The HKTDC export index, which gauges exporters' confidence in the overall market, has dropped for two consecutive quarters to 31.6 points in the fourth quarter this year. The index has stayed below the threshold of 50 for the whole year, reflecting concern over the European debt crisis and the slowdown in the mainland's economy. Above 50 indicates positive sentiment.
Some good news lightened up the dull export market towards the year end. Retail sales over the US Thanksgiving weekend unexpectedly grew 13 per cent from a year earlier, and helped boost demand from the US in the fourth quarter.

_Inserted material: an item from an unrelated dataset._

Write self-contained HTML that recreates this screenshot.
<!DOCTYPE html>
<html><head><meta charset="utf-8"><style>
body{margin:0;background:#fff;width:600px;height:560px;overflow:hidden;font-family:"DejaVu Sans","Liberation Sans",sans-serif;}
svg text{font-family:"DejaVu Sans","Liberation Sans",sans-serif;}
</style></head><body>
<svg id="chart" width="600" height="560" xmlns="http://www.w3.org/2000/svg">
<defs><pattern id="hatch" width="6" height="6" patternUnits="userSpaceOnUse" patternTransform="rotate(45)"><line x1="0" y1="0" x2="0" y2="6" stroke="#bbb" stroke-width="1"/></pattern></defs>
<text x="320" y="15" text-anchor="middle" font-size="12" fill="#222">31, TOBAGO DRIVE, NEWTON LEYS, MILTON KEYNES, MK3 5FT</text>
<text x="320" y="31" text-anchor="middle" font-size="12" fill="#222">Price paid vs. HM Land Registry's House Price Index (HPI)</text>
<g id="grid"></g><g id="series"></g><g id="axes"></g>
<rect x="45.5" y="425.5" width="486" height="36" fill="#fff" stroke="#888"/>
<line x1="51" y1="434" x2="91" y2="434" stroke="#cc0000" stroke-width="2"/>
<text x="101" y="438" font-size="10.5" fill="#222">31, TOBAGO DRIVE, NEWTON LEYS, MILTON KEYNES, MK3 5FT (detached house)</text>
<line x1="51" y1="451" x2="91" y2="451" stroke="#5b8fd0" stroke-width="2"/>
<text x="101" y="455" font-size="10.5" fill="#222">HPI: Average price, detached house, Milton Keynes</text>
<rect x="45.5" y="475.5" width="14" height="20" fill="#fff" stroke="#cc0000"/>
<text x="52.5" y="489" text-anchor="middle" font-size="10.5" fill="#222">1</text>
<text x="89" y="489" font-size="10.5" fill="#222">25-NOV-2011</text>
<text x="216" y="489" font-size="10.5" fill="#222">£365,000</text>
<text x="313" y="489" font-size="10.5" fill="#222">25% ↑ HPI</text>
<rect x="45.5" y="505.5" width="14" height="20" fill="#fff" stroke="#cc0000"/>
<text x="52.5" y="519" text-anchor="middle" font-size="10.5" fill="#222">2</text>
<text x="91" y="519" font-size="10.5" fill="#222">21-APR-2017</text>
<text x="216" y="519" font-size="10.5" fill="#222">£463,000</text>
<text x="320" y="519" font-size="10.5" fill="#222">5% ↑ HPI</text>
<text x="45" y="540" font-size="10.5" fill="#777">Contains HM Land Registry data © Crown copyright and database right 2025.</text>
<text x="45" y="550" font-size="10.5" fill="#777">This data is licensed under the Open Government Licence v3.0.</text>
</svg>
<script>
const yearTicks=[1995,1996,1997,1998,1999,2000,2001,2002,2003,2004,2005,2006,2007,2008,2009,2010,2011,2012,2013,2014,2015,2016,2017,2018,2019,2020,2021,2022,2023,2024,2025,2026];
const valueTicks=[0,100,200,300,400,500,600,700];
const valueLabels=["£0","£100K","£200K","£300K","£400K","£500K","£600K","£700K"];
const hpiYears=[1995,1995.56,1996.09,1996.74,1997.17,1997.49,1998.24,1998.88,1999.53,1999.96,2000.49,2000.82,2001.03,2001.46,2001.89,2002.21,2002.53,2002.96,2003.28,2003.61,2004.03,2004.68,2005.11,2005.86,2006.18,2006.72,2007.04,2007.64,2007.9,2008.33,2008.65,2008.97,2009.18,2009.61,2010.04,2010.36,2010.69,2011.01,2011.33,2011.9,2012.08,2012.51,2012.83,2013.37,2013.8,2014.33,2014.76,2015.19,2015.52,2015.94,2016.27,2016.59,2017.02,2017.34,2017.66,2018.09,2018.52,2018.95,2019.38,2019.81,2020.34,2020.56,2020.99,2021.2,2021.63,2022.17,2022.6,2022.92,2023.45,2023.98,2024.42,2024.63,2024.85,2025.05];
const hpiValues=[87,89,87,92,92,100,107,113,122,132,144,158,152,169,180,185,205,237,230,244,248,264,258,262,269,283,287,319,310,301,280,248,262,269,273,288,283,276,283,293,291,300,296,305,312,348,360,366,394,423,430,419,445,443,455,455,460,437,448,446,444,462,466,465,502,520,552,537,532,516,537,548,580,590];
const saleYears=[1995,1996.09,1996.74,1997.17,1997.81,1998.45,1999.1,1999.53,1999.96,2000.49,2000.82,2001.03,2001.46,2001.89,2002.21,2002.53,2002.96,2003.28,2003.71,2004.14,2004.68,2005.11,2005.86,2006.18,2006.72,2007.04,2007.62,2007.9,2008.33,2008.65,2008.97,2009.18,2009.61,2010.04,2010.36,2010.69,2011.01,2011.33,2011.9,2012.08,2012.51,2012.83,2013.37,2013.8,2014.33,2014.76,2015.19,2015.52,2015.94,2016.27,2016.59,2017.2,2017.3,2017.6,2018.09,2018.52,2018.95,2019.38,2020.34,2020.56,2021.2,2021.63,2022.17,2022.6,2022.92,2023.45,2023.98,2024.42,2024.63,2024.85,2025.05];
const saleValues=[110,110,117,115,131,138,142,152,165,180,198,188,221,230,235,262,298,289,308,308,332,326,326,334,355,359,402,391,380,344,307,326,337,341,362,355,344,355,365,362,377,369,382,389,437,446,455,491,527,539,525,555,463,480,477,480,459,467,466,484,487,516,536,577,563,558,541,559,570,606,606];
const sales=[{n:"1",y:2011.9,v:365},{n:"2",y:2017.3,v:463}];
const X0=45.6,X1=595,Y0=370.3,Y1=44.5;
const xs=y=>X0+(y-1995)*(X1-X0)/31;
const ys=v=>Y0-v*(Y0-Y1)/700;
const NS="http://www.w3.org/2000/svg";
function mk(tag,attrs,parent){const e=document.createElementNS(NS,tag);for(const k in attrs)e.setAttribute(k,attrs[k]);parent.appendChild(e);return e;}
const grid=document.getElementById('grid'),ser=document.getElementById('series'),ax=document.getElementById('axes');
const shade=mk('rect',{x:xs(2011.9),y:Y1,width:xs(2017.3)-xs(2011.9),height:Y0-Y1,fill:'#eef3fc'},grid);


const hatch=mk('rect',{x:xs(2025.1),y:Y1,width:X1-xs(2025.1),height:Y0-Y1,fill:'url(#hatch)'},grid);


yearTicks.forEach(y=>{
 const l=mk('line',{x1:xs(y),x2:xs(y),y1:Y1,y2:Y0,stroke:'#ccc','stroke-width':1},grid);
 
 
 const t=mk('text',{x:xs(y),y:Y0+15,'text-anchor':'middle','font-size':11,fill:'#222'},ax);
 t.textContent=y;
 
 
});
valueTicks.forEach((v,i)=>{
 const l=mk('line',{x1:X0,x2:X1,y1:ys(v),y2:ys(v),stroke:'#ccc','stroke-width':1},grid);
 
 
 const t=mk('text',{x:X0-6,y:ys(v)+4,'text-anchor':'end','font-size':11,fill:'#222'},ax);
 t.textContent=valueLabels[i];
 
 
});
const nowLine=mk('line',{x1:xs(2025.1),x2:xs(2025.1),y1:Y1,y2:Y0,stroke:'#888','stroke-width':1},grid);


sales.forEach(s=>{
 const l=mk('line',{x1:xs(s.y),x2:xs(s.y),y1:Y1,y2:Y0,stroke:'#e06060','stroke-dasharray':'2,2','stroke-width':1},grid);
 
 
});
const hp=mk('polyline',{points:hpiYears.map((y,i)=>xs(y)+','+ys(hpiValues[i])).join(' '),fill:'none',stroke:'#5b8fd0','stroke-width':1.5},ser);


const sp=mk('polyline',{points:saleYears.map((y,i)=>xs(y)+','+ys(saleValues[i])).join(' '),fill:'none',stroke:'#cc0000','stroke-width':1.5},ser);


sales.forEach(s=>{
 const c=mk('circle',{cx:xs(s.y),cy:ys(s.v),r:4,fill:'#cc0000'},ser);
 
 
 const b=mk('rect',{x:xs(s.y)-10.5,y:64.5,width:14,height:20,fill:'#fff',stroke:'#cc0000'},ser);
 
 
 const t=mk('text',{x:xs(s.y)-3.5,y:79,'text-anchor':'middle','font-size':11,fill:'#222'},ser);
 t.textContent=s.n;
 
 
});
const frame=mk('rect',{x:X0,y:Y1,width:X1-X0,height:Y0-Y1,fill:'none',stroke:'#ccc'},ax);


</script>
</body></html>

Shipments of high-technology products have surged since September, mainly due to the demand for Apple and Samsung smartphones. Because Hong Kong is a transshipment hub for products produced across the border, every 1 per cent increase in cargo demand translated into 2 per cent cargo volume growth in Hong Kong, said Leung.
Hong Kong exporters' confidence in the US market edged up to 40.8 points in the fourth quarter from 40.2 points in the previous quarter. It was the only one of the four major markets to show an increase in confidence. Europe, mainland China and Japan's markets remained soft.
Still, Leung cautioned that there were some uncertainties on the horizon, including the prolonged euro-zone woes and the sour relationship between Japan and China. "Since the EU is not determined to resolve the problem, the debt crisis will linger," he said.
Exports to Europe, which account for 10 per cent of total export value from Hong Kong, fell 9 per cent in the first 10 months of this year from a year earlier.
"About 10 per cent of the trade between [mainland] China and Japan goes through Hong Kong," Leung said.
Exports to mainland China from Japan dropped 12 per cent in October from a year earlier, as the demand for cars and machinery was hit by anti-Japanese sentiment.